Our subjective evaluations of risk and reward likely reflect the circumstances that initially introduced us to the activity and the opportunities we have subsequently had, to hone our skills. Mastering these skills follows confidence and hard work. And then the risk level diminishes, or may even evaporate altogether.

Isn’t that a reflection of all of life? We have differing perspectives, differing opportunities and challenges. As we explore and participate in those opportunities, and develop skills in those areas, they become less and less risky behaviours for us. That’s true whether it’s recreational opportunities, employment, business opportunities, social opportunities, relationships.

The common element, though, is that to achieve anything, we have to risk the first step, and then work at it. The idea of “just being a ‘natural’” is virtually non-existent. We get good at something by educating ourselves about it, taking action, devoting ourselves hard at it, and eventually the activity becomes relatively risk-free.

That includes economic activities.

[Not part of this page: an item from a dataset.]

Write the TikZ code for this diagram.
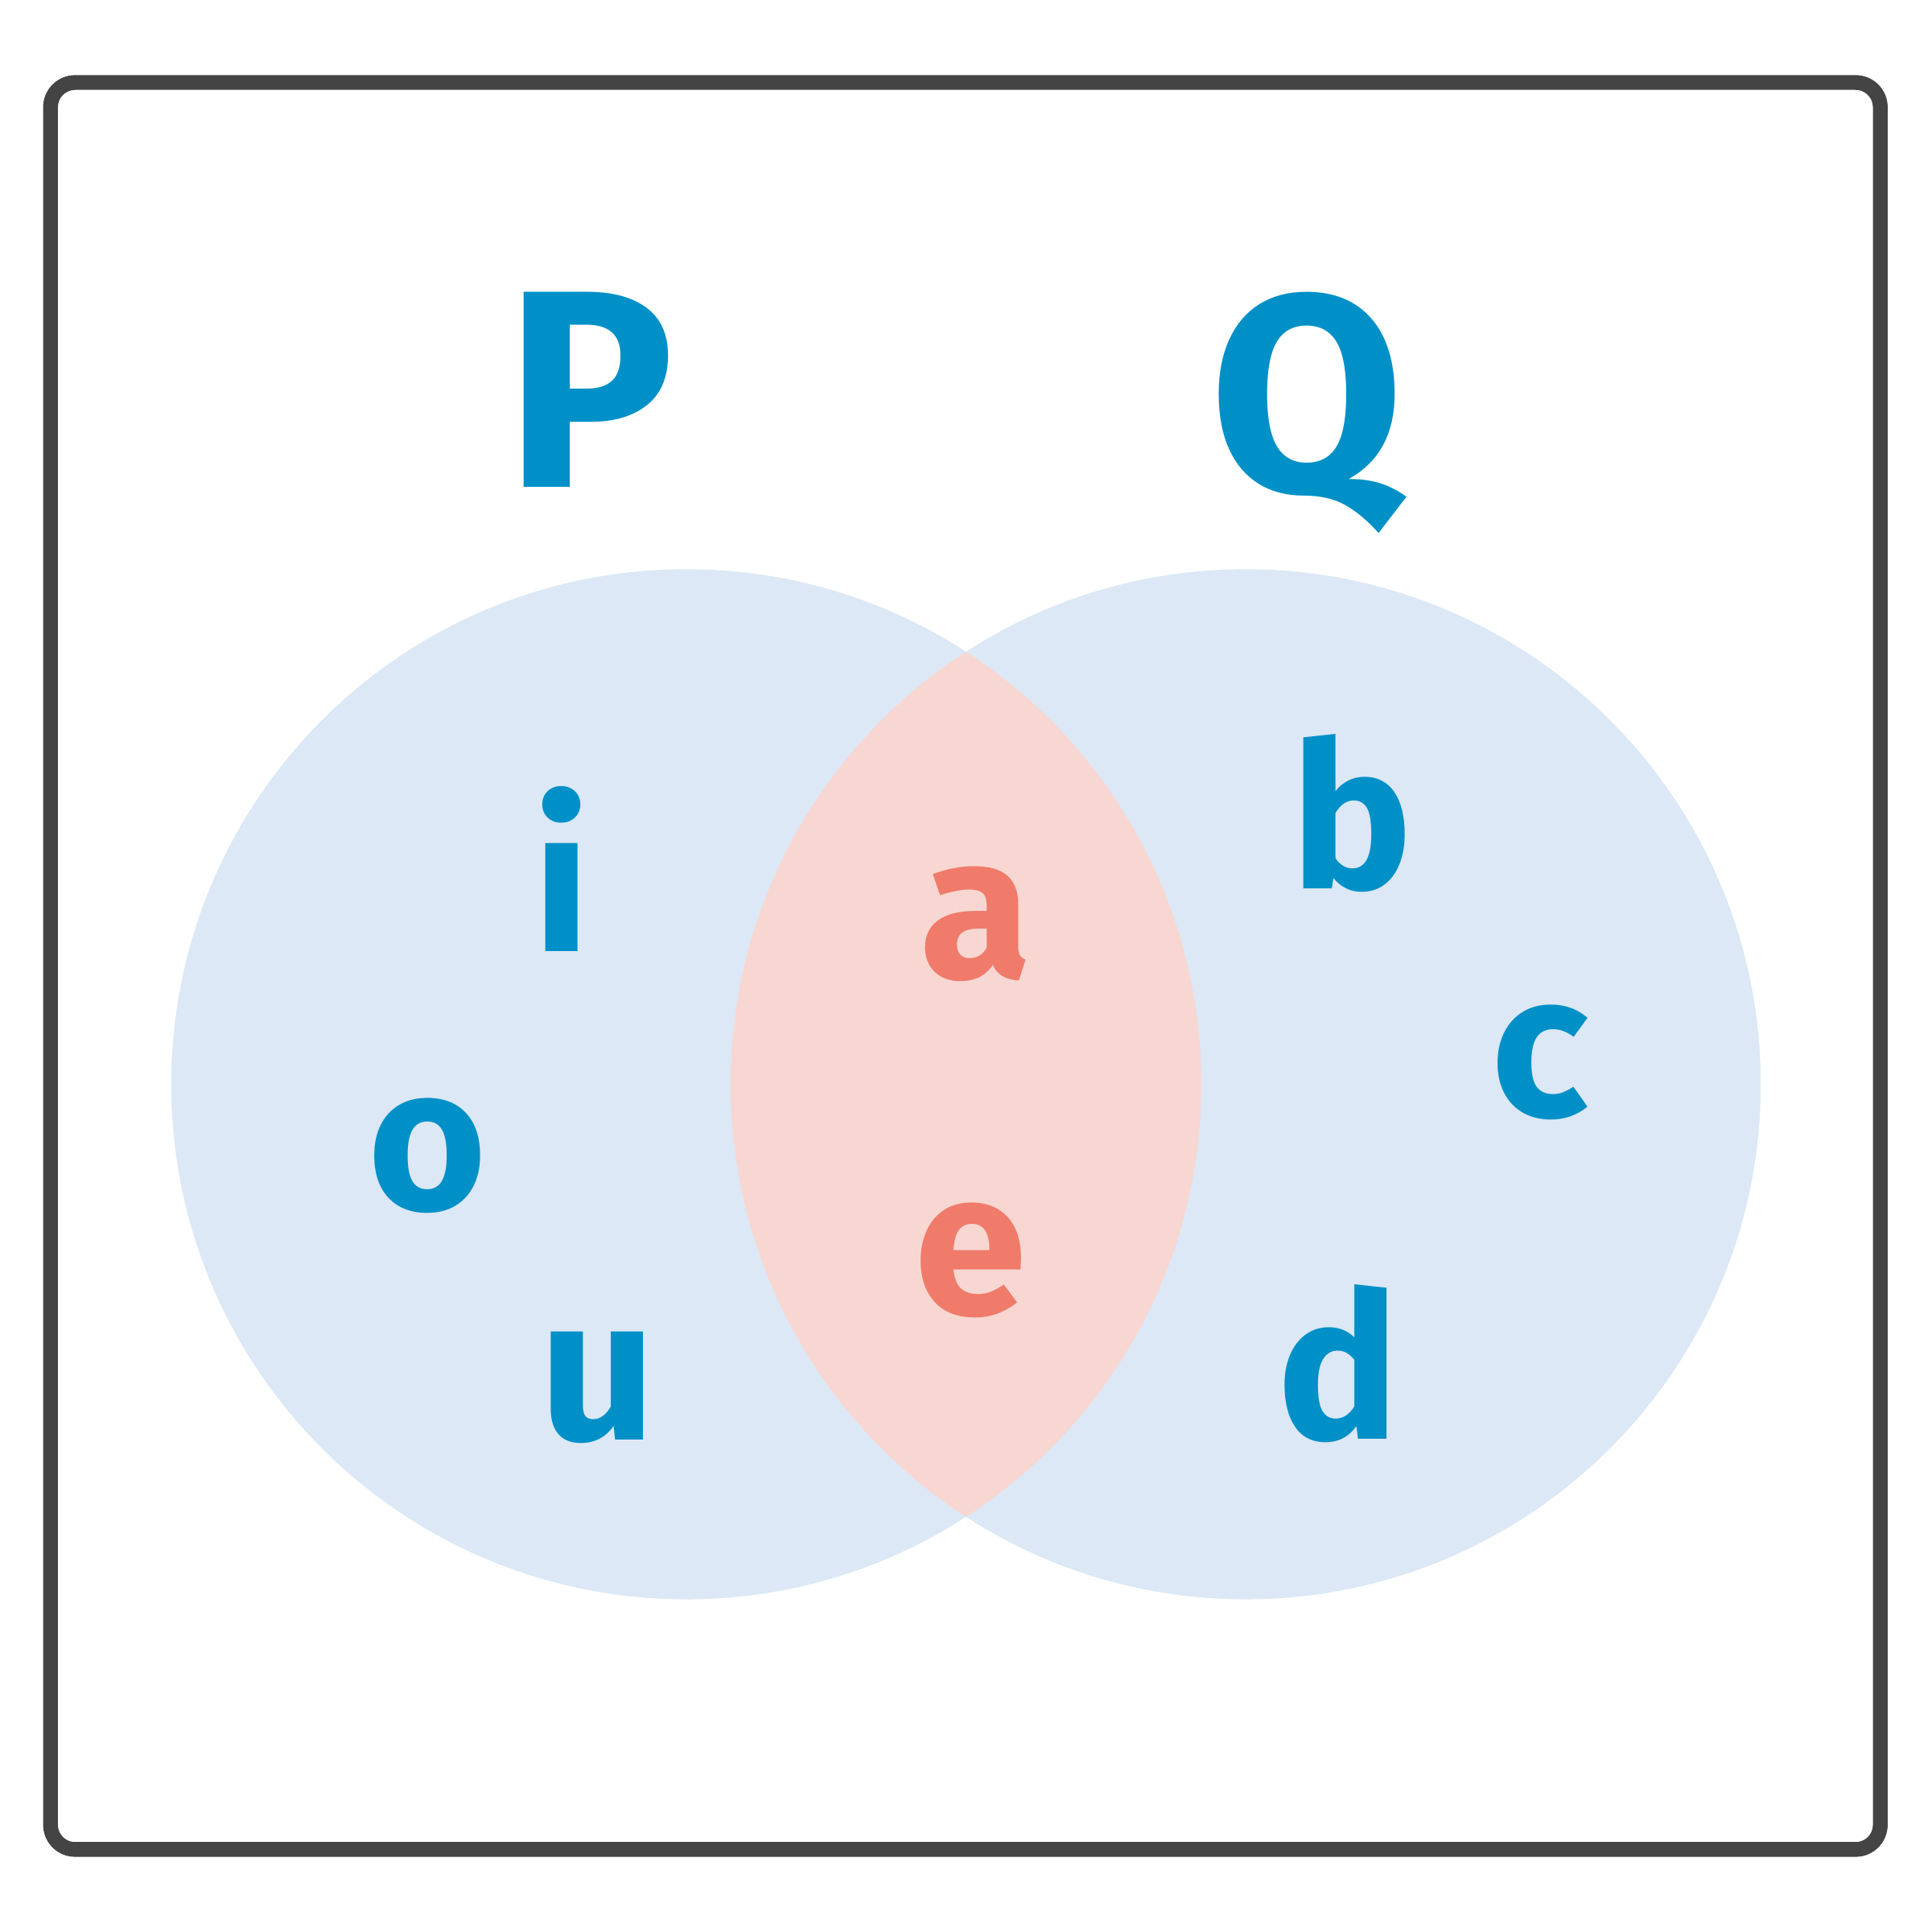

It includes investing. As my mentors like to say: “investing is not risky; lack of financial education is risky.” We take a step at a time to learn the skills and gradually the risk diminishes. And the rewards are for those who dare to take one more step beyond the last one, and then the next one beyond that.

For some, the risky initial step may be putting down the deposit on that first home; it’s not unlike strapping on that kite for the first time! It’s the beginning of a process, and who knows what great achievements await? And what economic waves can then be ridden with grace and confidence?

Rent to own tip

Credit repair is one of the main reasons people choose rent-to-own. And one of the nastiest problems in credit issues resulting from disputes with mobile phone providers. It’s easy to ring up big cell phone bills, get into a dispute with the provider, and then simply refuse to pay what seems totally unfair. But, the bottom line is, they will report the missed payment, and your credit will get screwed. Even if you never pay off that ugly bill, in the end you can’t win. The surest way to avoid the problem is: read your contract before you sign it.

Quote of the Week:

Know who you are, and be it. Know what you want, and go out and get it!